Lake Zurich trustees have agreed to pay for engineering design work as part of an effort to stem flooding on the village's east side.
Vernon Hills-based Manhard Consulting Inc.'s design duties will address a proposal to increase storage capacity of a detention pond that collects stormwater for the flood-prone Cedar Creek subdivision. Village board members approved the deal with Manhard at a meeting Monday night.
Manhard won't receive more than $36,800 for the design services. Lake Zurich previously paid $37,900 to Manhard for a drainage study that recommends the bottom of Cedar Creek's detention basin be deepened by more than 5 feet to protect against a theoretical 100-year, 24-hour rainfall.
It would cost about $2.95 million for a flood-control project to benefit Cedar Creek and the nearby Bristol Trail subdivision on Lake Zurich's east side, according to a Manhard report issued in March.
Although village officials have yet to determine how the nearly $3 million construction tab would be paid, Trustee Jim Beaudoin said it makes sense to start with the design work for the Cedar Creek detention pond.
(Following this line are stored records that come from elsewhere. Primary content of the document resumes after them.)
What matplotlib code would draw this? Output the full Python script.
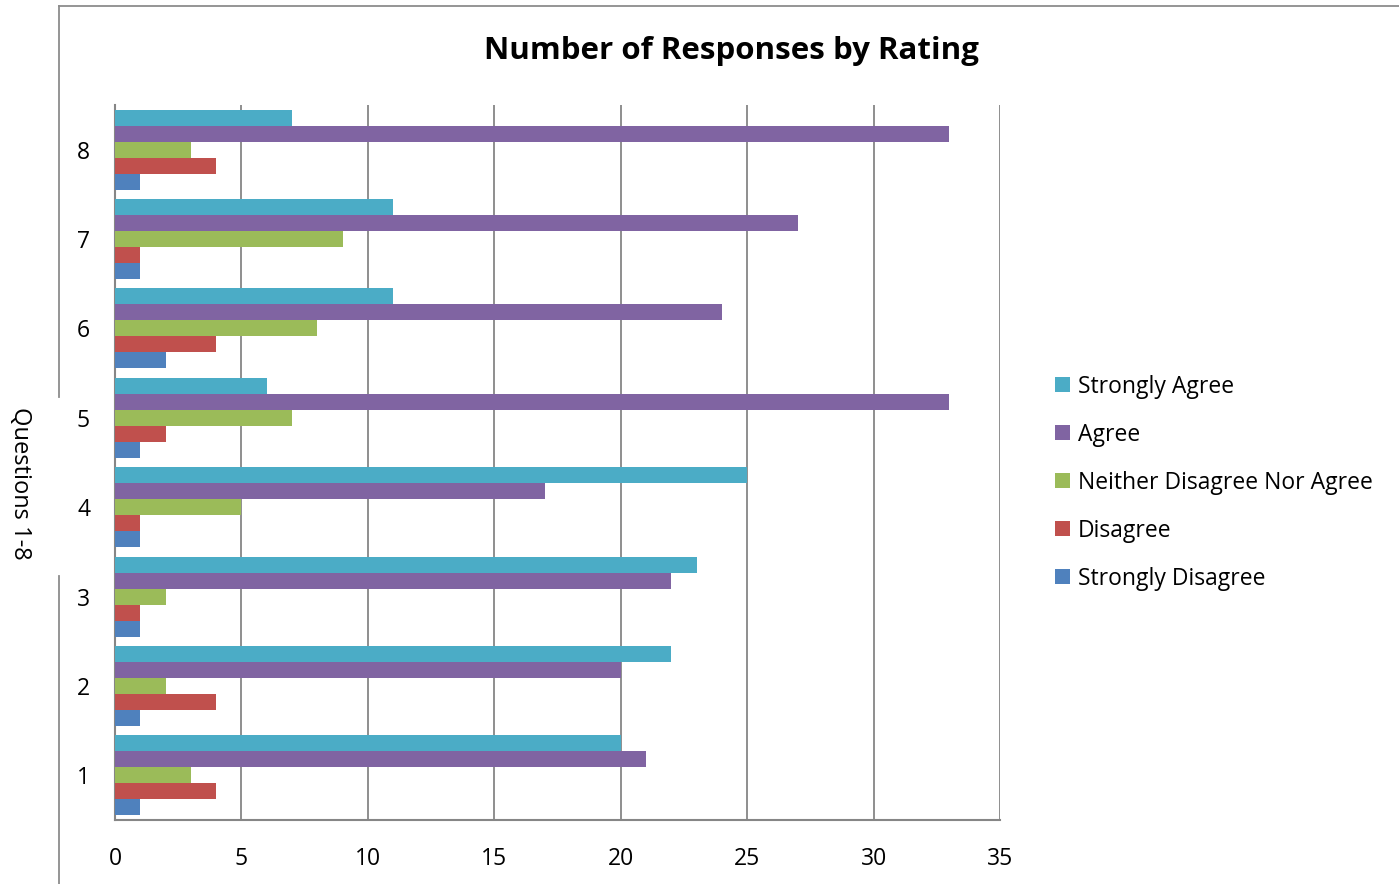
import matplotlib.pyplot as plt
import numpy as np
from matplotlib.lines import Line2D

questions = ["1", "2", "3", "4", "5", "6", "7", "8"]
series_names = ["Strongly Disagree", "Disagree", "Neither Disagree Nor Agree", "Agree", "Strongly Agree"]
strongly_disagree = [1, 1, 1, 1, 1, 2, 1, 1]
disagree = [4, 4, 1, 1, 2, 4, 1, 4]
neither = [3, 2, 2, 5, 7, 8, 9, 3]
agree = [21, 20, 22, 17, 33, 24, 27, 33]
strongly_agree = [20, 22, 23, 25, 6, 11, 11, 7]
colors = ["#4F81BD", "#C0504D", "#9BBB59", "#8064A2", "#4BACC6"]
x_ticks = [0, 5, 10, 15, 20, 25, 30, 35]

plt.rcParams['font.family'] = ['Open Sans', 'DejaVu Sans']

W, H = 1399, 884
fig = plt.figure(figsize=(W / 100, H / 100), dpi=100)
ax = fig.add_axes([115 / W, (H - 820) / H, (1000 - 115) / W, (820 - 105) / H])

data = [strongly_disagree, disagree, neither, agree, strongly_agree]
y = np.arange(len(questions))
bh = 0.179
handles = []
for i, (vals, c, name) in enumerate(zip(data, colors, series_names)):
    b = ax.barh(y + (i - 2) * bh, vals, height=bh, color=c, label=name, zorder=3)
    handles.append(b)

ax.set_xlim(0, 35)
ax.set_ylim(-0.5, 7.5)
ax.set_xticks(x_ticks)
ax.set_yticks(y)
ax.set_yticklabels(questions)
ax.tick_params(axis='both', length=0, labelsize=16.5, colors='black')
ax.tick_params(axis='x', pad=19.5)
ax.tick_params(axis='y', pad=18)
ax.xaxis.grid(True, color='#868686', linewidth=1.3, zorder=0)
for s in ['top', 'right']:
    ax.spines[s].set_visible(False)
for s in ['left', 'bottom']:
    ax.spines[s].set_color('#868686')
    ax.spines[s].set_linewidth(1.5)

fig.text(731 / W, 1 - 51 / H, "Number of Responses by Rating", ha='center', va='center',
         fontsize=22.5, fontweight='bold')
fig.text(20 / W, 1 - 483 / H, "Questions 1-8", rotation=-90, ha='center', va='center', fontsize=17)

leg = fig.legend(handles[::-1], series_names[::-1], loc='upper left',
                 bbox_to_anchor=(1034 / W, 1 - 354 / H), frameon=False, fontsize=16.5,
                 handlelength=0.65, handleheight=0.65, handletextpad=0.35, labelspacing=1.05)

# outer chart border
lc = '#8c8c8c'
fig.add_artist(Line2D([59 / W, 1], [1 - 6 / H, 1 - 6 / H], color=lc, lw=1.3, transform=fig.transFigure))
fig.add_artist(Line2D([59 / W, 59 / W], [1 - 6 / H, 1 - 397 / H], color=lc, lw=1.3, transform=fig.transFigure))
fig.add_artist(Line2D([59 / W, 59 / W], [1 - 576 / H, 0], color=lc, lw=1.3, transform=fig.transFigure))

fig.savefig("out.png", dpi=100)
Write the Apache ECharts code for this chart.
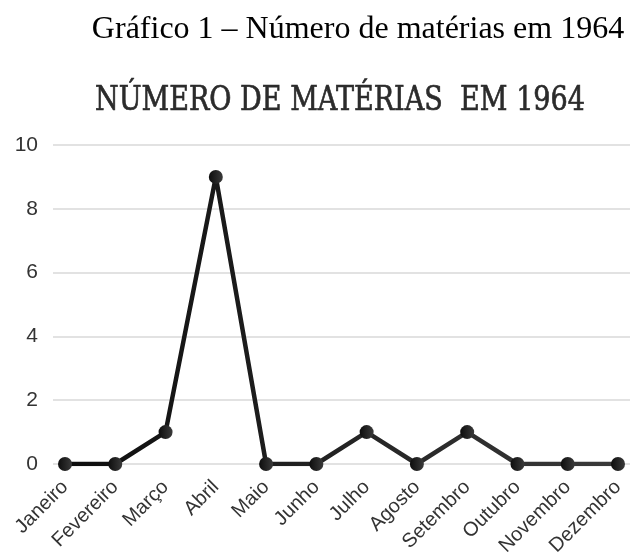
<!DOCTYPE html>
<html>
<head>
<meta charset="utf-8">
<script src="https://cdn.jsdelivr.net/npm/echarts@6/dist/echarts.min.js"></script>
<style>
  html, body { margin: 0; padding: 0; background: #fff; }
  #main { width: 630px; height: 559px; }
</style>
</head>
<body>
<div id="main"></div>
<script>
'use strict';
// meses e número de matérias
var meses = ['Janeiro', 'Fevereiro', 'Março', 'Abril', 'Maio', 'Junho',
  'Julho', 'Agosto', 'Setembro', 'Outubro', 'Novembro', 'Dezembro'];
var materias = [0, 0, 1, 9, 0, 0, 1, 0, 1, 0, 0, 0];
var yTicks = [0, 2, 4, 6, 8, 10];

var chart = echarts.init(document.getElementById('main'));

function linha() {
  return new echarts.graphic.LinearGradient(0, 0, 1, 0, [
    { offset: 0, color: '#0d0d0d' }, { offset: 1, color: '#3a3a3a' }
  ]);
}

var option = {
  backgroundColor: '#fff',
  animation: false,
  title: {
    text: 'Gráfico 1 – Número de matérias em 1964',
    left: 353, top: 9, textAlign: 'center',
    textStyle: { fontFamily: 'Liberation Serif', fontSize: 32, fontWeight: 'normal', color: '#000' }
  },
  // título interno do gráfico (fonte condensada)
  graphic: [{
    type: 'text',
    x: 95, y: 101,
    scaleX: 0.82,
    style: {
      text: 'NÚMERO DE MATÉRIAS  EM 1964',
      font: '33px "DejaVu Serif"',
      fill: '#2b2b2b',
      stroke: '#2b2b2b',
      lineWidth: 0.7,
      align: 'left',
      verticalAlign: 'middle'
    }
  }],
  grid: [
    // grade de fundo (linhas horizontais)
    { left: 53, right: 0, top: 145, bottom: 95 },
    // área dos dados
    { left: 65, right: 12, top: 145, bottom: 95 }
  ],
  xAxis: [{
    gridIndex: 0, type: 'value', min: 0, max: 1, show: false
  }, {
    gridIndex: 1, type: 'category', data: meses, boundaryGap: false,
    axisLine: { show: false }, axisTick: { show: false },
    axisLabel: {
      rotate: 45, interval: 0, margin: 20,
      fontFamily: 'Liberation Sans', fontSize: 20, color: '#333'
    }
  }],
  yAxis: [{
    gridIndex: 0, type: 'value', min: yTicks[0], max: yTicks[yTicks.length - 1], interval: 2,
    axisLine: { show: false }, axisTick: { show: false },
    axisLabel: { margin: 15, fontFamily: 'Liberation Sans', fontSize: 21, color: '#333' },
    splitLine: { lineStyle: { color: '#d9d9d9', width: 1.5 } }
  }, {
    gridIndex: 1, type: 'value', min: yTicks[0], max: yTicks[yTicks.length - 1], interval: 2,
    show: false, splitLine: { show: false }
  }],
  series: [{
    type: 'line',
    xAxisIndex: 1, yAxisIndex: 1,
    data: materias,
    symbol: 'circle', symbolSize: 14,
    lineStyle: { width: 4.5, color: linha() },
    itemStyle: { color: linha() }
  }]
};

chart.setOption(option);
</script>
</body>
</html>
Similar engineering services would be needed for a pond that collects stormwater for Bristol Trail.
"We have a proposal that would be shovel ready, if you will," Beaudoin said.
Flooding at Cedar Creek and Bristol Trail became an issue June 26, 2013, when 6.63 inches of rain quickly fell on Lake Zurich. That rain total, as reported by the National Weather Service, made Lake Zurich one of the hardest-hit communities in the Northwest suburbs.
Much of the severe flooding was in a 2-square-mile area near Stone Avenue and Thistle Lane in Cedar Creek, just north of Bristol Trail Road and west of Quentin Road.
Cedar Creek resident Dave Wlodarczyk, who lives on Stone Avenue, told the village board Monday that water continues to be a problem there. He also questioned whether village government representatives are listening to the residents' concerns.
"The politics here, gentlemen, are killing us, and we need to move forward," Wlodarczyk said.
Mayor Thomas Poynton said no one has forgotten about the flood-prone residential areas.
"The politics of the situation is money," Poynton said. "It's nothing else. There's no skulking around or doing anything. We feel your pain (in Cedar Creek). We've felt it since June 26 of last year."
If Lake Zurich pursues the $2.95 million flood-control proposal outlined by Manhard, the storage capacity of two detention ponds that collect stormwater would be increased.